Goal: Your task is to filter the data below down to the lines holding "chart".

Begin Source excerpt

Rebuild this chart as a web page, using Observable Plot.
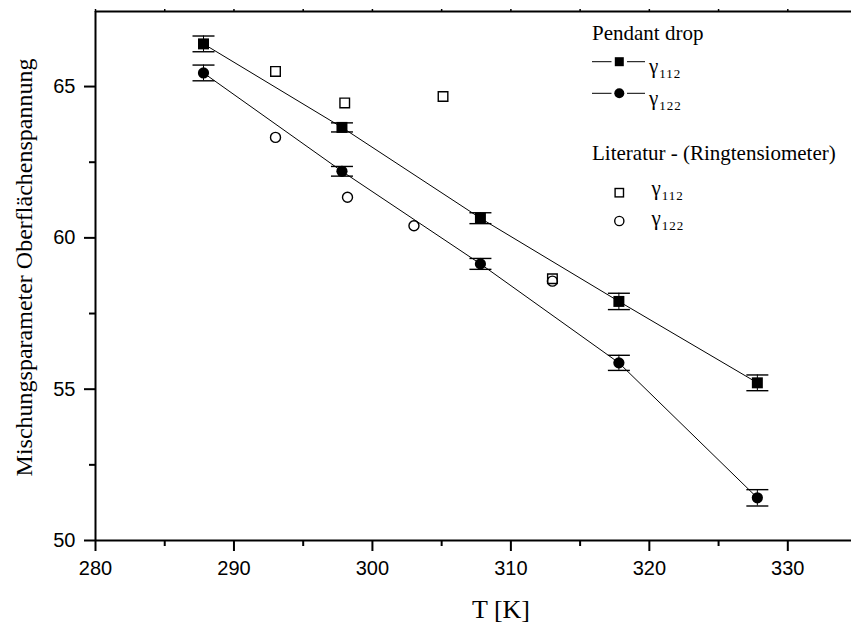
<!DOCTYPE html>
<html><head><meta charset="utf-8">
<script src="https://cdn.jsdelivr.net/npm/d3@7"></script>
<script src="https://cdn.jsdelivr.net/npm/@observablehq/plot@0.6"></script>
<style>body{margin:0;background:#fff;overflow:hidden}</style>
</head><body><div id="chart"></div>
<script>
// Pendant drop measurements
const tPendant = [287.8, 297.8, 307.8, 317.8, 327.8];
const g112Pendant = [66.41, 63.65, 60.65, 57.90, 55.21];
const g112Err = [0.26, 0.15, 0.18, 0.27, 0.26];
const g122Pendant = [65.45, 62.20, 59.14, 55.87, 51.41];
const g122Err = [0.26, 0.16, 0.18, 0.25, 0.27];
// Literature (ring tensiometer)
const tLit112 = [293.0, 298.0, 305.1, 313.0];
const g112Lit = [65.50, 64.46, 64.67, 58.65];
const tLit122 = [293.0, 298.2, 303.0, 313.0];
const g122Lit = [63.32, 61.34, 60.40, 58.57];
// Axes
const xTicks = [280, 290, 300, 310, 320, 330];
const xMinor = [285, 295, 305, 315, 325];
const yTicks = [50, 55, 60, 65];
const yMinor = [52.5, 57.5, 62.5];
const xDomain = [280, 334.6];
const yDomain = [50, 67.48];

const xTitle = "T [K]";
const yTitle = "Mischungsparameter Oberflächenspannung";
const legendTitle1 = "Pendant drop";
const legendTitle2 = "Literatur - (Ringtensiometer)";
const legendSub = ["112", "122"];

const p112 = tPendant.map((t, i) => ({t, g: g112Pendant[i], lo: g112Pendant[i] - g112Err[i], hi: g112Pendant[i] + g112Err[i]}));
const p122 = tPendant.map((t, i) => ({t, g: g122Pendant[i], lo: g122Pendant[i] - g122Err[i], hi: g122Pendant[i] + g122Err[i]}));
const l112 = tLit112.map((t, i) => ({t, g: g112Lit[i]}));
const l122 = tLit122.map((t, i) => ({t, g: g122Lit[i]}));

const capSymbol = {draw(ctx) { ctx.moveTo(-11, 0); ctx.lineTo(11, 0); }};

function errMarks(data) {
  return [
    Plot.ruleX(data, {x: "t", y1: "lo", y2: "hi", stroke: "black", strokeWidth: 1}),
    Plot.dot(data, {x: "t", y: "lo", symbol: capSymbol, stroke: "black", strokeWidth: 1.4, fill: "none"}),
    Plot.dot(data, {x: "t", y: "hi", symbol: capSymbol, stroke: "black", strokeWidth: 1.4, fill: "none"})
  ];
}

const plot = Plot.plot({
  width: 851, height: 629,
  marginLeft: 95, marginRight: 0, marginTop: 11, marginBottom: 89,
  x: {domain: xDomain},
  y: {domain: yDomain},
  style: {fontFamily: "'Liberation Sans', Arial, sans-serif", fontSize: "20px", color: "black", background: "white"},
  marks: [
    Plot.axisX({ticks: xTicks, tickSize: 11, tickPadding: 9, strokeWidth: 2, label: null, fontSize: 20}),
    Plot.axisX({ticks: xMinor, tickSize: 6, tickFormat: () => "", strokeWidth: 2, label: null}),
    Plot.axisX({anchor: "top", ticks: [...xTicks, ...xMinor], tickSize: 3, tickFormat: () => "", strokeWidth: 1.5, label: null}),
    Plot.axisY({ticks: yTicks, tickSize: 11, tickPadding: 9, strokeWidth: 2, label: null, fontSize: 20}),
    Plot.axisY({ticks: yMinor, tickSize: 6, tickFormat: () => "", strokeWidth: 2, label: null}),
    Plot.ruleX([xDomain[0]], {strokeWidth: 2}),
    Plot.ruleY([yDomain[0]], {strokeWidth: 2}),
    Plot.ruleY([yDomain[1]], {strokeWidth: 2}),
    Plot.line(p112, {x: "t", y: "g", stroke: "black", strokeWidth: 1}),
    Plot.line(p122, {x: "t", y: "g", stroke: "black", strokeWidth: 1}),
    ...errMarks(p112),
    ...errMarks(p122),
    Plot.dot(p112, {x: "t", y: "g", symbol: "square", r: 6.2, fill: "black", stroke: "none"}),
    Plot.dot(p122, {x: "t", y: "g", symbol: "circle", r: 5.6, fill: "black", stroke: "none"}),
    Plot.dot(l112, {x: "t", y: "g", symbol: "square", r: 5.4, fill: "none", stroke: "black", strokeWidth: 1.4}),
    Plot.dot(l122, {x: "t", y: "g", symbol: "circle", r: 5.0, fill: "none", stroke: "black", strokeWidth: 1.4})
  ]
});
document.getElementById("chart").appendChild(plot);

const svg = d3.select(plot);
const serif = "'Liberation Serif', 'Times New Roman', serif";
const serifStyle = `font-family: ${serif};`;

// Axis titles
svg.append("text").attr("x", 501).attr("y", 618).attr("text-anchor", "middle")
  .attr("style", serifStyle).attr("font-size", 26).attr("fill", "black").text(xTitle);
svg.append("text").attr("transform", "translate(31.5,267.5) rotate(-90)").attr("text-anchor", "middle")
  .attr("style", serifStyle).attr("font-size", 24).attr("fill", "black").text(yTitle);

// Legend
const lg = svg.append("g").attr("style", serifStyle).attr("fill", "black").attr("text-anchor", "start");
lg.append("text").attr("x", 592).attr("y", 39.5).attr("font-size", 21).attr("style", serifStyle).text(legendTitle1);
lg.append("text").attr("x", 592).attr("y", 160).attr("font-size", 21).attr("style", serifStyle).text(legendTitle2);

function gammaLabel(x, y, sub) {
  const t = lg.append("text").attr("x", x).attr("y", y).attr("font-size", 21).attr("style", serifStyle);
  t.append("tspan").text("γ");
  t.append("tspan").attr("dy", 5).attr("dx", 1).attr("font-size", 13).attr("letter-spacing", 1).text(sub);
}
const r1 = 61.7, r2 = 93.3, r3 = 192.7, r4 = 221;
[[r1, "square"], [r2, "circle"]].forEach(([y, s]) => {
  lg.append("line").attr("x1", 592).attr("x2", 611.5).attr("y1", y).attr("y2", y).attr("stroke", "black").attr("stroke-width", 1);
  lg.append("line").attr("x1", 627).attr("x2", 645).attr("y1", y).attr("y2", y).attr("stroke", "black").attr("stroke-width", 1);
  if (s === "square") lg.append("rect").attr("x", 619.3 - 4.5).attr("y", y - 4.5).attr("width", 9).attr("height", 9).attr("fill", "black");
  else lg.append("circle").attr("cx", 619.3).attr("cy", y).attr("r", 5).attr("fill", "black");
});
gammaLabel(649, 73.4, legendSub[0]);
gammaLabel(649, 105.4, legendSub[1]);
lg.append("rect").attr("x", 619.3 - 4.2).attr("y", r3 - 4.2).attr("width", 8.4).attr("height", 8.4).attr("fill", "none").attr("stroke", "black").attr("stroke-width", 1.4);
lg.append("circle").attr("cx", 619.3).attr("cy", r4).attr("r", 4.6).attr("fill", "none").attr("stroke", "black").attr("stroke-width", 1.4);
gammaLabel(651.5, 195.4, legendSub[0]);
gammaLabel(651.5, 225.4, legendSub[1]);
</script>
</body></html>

End Source excerpt

Answer for this exercise:
Rebuild this chart as a web page, using Observable Plot.
</head><body><div id="chart"></div>
document.getElementById("chart").appendChild(plot);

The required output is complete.